## What this task involves
Output, word for word, every line from the start of the listing down to and including the line that contains "YAxis, CartesianGrid, LabelList"; include nothing else.

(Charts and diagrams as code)
>>>>>

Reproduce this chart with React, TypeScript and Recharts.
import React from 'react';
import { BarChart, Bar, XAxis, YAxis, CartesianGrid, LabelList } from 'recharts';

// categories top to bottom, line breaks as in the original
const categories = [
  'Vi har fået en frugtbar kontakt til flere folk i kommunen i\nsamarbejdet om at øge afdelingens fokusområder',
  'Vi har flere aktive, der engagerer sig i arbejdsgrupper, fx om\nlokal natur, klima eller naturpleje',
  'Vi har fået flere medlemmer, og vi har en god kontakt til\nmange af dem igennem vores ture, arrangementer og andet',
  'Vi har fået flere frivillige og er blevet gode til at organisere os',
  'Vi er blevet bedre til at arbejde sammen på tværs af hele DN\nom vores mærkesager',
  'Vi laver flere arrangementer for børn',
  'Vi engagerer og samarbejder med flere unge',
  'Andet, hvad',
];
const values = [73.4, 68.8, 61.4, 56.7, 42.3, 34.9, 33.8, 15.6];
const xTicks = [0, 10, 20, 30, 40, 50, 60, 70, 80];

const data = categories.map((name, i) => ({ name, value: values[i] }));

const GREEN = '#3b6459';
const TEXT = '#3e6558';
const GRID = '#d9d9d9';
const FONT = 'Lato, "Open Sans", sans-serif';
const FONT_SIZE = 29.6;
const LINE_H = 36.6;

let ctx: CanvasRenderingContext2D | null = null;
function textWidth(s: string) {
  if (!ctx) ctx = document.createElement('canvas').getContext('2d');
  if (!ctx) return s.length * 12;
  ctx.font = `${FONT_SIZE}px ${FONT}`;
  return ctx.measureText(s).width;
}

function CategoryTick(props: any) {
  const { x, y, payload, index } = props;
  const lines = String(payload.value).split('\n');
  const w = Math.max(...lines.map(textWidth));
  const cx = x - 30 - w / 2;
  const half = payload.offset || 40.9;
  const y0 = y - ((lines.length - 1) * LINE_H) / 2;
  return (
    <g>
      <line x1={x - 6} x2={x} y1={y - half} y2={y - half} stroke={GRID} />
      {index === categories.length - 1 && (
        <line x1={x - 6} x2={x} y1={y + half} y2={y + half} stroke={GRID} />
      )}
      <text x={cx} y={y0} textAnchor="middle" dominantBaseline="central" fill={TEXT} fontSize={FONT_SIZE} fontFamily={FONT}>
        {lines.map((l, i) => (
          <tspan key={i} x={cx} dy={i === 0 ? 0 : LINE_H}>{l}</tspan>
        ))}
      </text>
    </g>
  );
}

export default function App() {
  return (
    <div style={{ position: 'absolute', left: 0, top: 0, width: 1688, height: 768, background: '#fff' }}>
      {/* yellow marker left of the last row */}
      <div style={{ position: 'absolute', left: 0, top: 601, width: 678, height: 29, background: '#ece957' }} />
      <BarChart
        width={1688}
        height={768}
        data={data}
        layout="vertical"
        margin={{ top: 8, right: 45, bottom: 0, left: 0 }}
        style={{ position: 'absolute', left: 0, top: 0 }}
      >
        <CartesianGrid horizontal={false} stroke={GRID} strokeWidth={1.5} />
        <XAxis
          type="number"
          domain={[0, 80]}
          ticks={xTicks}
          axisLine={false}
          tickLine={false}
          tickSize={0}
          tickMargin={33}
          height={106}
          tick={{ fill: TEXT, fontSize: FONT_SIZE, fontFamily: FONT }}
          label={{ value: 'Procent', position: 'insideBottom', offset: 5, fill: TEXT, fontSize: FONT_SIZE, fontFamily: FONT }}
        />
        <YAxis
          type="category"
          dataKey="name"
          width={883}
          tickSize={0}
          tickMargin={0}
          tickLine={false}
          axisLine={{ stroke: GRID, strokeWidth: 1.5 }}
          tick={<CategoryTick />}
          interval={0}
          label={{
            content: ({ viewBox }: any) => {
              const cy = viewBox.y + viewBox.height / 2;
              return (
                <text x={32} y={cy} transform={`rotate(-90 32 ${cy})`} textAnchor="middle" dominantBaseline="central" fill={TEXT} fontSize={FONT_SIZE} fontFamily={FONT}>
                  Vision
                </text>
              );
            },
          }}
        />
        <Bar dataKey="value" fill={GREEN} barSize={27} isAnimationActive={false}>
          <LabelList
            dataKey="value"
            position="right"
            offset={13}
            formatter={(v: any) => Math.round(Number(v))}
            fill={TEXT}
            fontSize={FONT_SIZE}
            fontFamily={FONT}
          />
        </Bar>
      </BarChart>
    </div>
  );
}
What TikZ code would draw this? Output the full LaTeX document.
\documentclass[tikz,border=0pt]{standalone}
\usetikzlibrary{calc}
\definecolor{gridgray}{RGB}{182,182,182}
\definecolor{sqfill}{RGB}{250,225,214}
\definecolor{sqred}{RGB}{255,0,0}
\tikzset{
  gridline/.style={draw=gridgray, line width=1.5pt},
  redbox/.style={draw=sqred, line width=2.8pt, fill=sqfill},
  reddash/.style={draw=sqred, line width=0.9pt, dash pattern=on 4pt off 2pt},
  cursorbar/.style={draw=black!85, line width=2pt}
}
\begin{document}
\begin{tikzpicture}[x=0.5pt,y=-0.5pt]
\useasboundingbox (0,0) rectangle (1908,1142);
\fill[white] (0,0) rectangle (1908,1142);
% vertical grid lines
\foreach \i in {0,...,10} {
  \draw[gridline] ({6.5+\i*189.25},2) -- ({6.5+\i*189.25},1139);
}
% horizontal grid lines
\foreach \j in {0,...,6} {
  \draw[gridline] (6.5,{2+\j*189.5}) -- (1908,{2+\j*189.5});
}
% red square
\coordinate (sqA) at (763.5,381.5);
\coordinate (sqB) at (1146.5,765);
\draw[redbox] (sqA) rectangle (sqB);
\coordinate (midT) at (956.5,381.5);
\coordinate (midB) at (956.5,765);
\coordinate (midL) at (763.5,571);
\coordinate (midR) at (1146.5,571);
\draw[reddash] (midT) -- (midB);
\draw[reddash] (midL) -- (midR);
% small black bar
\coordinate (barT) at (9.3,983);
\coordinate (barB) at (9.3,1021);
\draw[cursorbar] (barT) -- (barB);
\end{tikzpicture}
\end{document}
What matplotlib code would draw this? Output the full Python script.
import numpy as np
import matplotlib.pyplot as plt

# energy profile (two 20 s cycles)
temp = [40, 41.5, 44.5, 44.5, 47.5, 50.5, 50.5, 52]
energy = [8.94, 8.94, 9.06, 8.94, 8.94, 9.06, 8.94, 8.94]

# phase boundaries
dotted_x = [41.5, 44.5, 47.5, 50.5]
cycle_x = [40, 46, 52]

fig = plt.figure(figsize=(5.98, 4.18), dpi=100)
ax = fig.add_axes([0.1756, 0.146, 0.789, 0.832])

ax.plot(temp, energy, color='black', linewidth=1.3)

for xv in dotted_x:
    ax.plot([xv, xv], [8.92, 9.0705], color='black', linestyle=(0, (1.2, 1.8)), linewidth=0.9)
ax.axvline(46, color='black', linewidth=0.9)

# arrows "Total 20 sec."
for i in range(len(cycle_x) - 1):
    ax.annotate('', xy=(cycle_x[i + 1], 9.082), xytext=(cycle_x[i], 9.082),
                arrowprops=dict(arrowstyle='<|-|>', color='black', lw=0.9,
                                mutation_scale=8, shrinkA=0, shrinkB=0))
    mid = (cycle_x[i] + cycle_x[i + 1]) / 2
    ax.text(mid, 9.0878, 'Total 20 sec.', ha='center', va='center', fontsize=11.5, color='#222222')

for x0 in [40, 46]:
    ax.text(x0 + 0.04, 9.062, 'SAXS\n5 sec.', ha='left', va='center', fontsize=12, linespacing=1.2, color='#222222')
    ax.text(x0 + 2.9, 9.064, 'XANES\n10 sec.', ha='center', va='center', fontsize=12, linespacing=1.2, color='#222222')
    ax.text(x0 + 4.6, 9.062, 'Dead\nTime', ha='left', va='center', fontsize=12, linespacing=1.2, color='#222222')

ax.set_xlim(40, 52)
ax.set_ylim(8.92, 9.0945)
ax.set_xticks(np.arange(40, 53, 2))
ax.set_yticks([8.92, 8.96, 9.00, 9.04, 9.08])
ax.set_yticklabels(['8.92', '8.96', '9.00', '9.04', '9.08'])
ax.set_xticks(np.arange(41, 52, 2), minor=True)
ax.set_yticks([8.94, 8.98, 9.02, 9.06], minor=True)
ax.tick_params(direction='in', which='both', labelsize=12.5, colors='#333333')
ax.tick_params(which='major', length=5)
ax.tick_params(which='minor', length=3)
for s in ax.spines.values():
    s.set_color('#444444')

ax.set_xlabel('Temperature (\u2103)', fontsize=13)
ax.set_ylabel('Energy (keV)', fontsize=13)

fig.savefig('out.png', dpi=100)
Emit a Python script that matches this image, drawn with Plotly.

<<<<<

## Full response
Reproduce this chart with React, TypeScript and Recharts.
import React from 'react';
import { BarChart, Bar, XAxis, YAxis, CartesianGrid, LabelList } from 'recharts';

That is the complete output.